There has been a lot of media coverage of some of these changes already, and two of the several channels currently under threat have generated much support. (For the record, in addition to Radio 6Music and the Asian Network, BBC Switch and Blast! are also targeted).

However there hasn't been enough coverage of the proposed carving up of the Web site. The BBC's online presence is to be massively reduced:-

BBC Online
The internet is now the BBC’s third core medium, joining television and radio as a critical part of the way that it meets its public purposes. Millions of people rely on BBC Online every day, particularly for news. On the web, the BBC can give the most integrated account of itself across text, audio, video and, over time, across an archive of almost everything it has broadcast since its foundation. As the internet comes to the living-room through television sets, it will become more important still—and indeed, one day, may be the only platform and delivery system that the BBC needs to fulfil its public purposes.

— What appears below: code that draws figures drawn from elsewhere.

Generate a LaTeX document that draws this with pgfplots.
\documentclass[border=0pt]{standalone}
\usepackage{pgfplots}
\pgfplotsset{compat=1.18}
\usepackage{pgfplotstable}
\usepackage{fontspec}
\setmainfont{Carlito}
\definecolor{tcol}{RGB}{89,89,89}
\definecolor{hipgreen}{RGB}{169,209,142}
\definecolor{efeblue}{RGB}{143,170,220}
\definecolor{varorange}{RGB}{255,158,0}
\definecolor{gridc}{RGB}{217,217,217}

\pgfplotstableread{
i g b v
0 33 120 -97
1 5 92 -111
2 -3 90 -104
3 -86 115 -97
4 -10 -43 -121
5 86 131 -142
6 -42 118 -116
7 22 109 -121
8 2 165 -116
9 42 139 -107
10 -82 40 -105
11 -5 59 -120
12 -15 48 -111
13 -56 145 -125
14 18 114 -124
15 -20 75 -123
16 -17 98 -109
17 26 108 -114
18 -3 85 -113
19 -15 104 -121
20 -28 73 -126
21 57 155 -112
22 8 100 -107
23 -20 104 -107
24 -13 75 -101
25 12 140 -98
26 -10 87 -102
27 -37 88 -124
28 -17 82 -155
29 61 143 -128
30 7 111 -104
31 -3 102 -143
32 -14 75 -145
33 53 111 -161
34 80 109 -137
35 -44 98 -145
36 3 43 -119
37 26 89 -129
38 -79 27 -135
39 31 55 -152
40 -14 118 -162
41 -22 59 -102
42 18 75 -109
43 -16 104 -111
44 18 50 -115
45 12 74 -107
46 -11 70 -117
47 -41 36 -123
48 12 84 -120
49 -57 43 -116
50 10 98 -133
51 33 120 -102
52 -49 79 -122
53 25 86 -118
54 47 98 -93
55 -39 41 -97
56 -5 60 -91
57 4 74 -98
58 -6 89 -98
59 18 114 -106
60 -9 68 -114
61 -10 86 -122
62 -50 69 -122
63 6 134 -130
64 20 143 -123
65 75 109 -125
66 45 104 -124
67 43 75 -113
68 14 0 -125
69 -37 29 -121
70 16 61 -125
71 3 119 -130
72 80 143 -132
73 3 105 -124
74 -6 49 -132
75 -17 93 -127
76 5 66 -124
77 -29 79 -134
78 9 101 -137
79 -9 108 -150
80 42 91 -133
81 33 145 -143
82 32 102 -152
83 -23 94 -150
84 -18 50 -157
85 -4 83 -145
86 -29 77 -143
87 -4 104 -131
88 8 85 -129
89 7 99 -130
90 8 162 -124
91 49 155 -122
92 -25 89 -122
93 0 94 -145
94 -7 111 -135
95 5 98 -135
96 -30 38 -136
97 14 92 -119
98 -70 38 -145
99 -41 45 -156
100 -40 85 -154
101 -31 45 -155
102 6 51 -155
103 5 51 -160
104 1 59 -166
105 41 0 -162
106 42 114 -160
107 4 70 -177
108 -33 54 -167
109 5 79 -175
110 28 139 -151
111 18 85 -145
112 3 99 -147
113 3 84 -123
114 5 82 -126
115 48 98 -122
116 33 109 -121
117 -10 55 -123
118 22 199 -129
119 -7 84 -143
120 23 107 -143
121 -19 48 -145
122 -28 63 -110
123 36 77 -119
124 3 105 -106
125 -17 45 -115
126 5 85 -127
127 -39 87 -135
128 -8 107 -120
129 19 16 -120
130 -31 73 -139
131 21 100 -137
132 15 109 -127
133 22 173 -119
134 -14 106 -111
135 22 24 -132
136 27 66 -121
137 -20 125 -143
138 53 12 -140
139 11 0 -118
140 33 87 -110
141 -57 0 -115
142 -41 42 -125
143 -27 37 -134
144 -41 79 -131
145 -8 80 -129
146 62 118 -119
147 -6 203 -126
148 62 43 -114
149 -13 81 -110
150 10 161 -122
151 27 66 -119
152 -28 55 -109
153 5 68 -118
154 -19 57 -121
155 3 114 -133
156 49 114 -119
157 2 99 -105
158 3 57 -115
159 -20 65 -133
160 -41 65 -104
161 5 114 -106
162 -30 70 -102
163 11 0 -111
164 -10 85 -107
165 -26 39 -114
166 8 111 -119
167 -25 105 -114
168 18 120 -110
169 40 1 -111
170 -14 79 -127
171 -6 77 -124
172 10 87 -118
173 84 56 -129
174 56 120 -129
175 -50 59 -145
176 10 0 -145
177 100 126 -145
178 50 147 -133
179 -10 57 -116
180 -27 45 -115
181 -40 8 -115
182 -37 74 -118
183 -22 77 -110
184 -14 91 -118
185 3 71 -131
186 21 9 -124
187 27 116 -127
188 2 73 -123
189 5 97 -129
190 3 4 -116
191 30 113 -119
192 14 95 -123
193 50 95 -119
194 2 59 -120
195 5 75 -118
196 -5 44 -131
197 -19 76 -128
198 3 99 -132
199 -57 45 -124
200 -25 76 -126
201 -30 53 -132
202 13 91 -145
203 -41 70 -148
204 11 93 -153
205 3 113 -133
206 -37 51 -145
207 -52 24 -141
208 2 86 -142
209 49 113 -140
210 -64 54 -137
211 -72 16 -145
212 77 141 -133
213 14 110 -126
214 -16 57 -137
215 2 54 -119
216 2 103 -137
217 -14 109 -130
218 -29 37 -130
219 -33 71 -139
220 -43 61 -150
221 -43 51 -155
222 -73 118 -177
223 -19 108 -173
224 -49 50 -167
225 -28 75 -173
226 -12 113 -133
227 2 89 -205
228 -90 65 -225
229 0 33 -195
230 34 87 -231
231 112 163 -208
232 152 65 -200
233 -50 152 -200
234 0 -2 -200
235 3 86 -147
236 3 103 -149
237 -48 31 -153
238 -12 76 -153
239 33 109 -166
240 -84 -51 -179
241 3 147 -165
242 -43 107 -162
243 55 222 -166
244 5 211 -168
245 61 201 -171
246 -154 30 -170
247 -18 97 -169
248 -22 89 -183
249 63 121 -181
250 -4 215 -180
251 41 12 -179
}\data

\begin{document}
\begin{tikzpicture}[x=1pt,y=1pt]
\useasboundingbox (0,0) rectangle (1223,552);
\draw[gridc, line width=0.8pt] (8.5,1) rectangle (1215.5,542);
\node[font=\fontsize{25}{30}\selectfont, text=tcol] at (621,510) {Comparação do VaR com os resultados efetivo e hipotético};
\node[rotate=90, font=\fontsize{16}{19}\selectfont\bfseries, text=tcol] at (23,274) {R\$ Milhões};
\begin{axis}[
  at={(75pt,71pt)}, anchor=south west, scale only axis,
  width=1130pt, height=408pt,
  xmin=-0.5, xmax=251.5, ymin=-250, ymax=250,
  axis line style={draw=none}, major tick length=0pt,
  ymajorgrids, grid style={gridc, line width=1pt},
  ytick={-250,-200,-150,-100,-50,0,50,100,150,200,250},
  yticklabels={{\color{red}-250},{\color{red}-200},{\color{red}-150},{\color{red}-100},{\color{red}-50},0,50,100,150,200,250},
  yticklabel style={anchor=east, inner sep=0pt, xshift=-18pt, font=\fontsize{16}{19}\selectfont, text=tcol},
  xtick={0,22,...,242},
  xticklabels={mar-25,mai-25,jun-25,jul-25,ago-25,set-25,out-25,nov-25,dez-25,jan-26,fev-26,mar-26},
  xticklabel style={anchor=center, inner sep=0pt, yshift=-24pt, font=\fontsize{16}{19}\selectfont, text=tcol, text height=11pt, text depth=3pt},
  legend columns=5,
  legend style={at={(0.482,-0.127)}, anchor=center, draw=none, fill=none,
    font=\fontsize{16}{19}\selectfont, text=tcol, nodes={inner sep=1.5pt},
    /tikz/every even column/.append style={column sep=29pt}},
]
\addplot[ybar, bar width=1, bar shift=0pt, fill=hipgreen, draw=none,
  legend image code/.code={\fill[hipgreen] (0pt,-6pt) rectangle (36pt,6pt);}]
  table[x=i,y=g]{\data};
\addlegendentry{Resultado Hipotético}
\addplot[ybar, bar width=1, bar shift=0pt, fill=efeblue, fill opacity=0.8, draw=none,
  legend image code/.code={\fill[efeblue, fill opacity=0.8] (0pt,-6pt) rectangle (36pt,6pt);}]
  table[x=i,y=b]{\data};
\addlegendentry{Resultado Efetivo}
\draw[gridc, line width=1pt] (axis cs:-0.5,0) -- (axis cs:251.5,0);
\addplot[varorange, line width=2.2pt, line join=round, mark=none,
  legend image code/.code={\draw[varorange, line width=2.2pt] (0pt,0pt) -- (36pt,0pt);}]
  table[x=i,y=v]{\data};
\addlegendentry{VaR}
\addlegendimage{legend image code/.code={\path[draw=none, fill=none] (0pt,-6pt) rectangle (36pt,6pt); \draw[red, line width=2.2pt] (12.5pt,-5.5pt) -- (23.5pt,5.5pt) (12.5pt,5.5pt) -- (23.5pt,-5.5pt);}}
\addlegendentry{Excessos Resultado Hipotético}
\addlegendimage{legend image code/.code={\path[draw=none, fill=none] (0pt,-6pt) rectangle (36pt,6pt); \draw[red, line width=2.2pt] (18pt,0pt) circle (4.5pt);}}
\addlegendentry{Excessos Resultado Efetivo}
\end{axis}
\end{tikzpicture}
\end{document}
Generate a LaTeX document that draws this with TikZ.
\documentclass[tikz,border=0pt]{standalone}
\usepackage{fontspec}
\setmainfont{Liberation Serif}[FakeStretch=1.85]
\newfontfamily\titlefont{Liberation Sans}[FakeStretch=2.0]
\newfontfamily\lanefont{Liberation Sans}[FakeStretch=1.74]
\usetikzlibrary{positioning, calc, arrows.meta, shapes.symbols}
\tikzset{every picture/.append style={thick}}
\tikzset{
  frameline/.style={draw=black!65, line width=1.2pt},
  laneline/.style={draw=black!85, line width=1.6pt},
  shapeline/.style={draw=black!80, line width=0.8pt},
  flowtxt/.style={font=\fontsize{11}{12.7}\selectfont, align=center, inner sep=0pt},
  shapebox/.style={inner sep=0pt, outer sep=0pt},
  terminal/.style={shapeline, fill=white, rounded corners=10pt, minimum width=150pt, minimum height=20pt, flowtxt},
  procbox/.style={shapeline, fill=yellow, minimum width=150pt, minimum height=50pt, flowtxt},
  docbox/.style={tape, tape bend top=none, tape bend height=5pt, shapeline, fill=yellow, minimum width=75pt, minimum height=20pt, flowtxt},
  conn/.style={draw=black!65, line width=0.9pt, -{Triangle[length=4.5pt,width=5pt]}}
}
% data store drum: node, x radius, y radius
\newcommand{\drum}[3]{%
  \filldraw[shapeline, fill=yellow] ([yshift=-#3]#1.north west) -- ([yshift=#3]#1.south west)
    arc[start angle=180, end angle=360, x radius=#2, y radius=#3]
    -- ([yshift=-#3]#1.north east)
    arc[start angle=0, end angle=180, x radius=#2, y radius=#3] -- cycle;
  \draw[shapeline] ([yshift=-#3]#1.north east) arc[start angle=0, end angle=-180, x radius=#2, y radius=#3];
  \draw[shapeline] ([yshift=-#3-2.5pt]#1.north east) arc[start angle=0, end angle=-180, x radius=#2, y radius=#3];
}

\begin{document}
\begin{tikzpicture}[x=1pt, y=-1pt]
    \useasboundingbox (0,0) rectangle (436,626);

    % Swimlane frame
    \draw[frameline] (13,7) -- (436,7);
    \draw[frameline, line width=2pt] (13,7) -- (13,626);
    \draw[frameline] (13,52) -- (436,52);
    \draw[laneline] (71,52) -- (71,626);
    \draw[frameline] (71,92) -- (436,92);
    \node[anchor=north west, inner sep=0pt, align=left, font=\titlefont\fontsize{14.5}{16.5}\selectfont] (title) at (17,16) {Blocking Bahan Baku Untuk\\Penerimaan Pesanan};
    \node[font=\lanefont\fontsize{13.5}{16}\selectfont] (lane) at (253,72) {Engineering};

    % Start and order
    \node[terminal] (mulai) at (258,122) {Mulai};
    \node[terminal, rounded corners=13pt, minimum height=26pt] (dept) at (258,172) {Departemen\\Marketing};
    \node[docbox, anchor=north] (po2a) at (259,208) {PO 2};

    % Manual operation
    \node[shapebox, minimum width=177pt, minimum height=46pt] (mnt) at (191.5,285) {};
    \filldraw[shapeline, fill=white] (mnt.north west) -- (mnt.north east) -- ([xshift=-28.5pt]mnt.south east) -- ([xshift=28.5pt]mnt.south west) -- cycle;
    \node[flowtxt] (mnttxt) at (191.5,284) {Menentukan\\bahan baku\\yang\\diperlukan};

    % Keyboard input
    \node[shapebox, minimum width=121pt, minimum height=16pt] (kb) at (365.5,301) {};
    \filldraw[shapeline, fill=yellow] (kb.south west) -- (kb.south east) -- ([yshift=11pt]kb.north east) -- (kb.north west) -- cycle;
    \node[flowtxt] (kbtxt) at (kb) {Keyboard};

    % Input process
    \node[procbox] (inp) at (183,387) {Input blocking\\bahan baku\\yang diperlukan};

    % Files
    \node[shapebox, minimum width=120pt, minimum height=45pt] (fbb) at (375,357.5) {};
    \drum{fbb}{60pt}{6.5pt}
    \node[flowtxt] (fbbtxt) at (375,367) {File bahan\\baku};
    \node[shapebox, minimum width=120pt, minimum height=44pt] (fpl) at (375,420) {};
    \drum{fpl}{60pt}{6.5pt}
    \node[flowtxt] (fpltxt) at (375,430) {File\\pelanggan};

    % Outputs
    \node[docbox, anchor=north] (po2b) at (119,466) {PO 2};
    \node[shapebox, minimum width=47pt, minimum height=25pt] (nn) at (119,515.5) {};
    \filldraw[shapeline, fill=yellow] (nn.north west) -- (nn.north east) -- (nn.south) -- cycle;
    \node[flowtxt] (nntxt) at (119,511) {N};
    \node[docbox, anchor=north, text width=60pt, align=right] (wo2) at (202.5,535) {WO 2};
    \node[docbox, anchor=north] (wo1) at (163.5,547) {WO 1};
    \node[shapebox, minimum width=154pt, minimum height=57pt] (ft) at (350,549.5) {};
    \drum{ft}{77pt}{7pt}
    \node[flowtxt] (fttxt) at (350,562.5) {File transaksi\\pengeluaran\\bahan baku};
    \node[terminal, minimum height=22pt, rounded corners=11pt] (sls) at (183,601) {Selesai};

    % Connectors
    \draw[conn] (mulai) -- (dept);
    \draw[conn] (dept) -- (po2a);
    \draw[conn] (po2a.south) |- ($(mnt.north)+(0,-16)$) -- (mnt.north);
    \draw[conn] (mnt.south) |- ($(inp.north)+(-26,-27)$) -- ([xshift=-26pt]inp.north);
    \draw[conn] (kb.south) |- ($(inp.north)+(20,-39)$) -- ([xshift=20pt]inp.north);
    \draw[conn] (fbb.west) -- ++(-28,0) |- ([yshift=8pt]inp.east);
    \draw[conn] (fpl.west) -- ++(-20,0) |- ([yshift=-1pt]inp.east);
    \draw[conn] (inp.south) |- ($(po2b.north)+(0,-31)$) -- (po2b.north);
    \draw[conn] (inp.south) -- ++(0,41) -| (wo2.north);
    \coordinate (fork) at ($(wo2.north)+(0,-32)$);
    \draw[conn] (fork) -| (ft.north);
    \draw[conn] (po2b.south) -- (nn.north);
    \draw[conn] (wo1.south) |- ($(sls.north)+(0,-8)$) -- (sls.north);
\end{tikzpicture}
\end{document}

The internet then is not an optional extra: it is the future for the BBC, just as it is for so many other organisations. But precisely because the BBC’s online services have become so vital to delivering its purposes, they must be held to new and higher standards of distinctiveness, efficiency and openness. Under this strategy, BBC Online will create new content for the web only where it fits the five content priorities, delivers audience impact and is of demonstrably high quality and distinctiveness. The site’s quality and consistency will be improved with the closure or consolidation of half of its main sections; its efficiency stepped up; and its links to the rest of the web increased radically.

• To help ensure that this refocusing takes place, the BBC will spend 25% less on BBC Online by 2013, with a corresponding reduction in staffing levels
• The number of sections on the site (its ‘top-level directories’, in the form bbc.co.uk/sitename) will be halved by 2012, with many sites closed and others consolidated
• New investment will be in pursuit of the five content priorities only, and there will be far fewer bespoke programme websites
• BBC Online will be transformed into a window on the web with, by 2012, an external link on every page and at least double the current rate of ‘click-throughs’ to external sites.


So there we have it: riddled with inconsistent and obscurantist, but the intention is clear. A massive shrinkage of the site and a huge reduction in original content. You can go and look at some advertising instead - the BBC will provide the links. And this is the 'third core medium'?

I'm speechless. I've written before that the BBC is too small, and explained why. Those arguments still hold, of course - perhaps even more strongly now. But this new proposal for the BBC's online presence is more insidious - because in a real sense the Beeb's management are proposing to give up its stake in the future. If, indeed, it "...one day, may be the only platform and delivery system that the BBC needs to fulfil its public purposes..." then surely the plan should be to strengthen it, not to cut it off at the knees at the beginning.

Get cross. Complain. Shout at them. Please.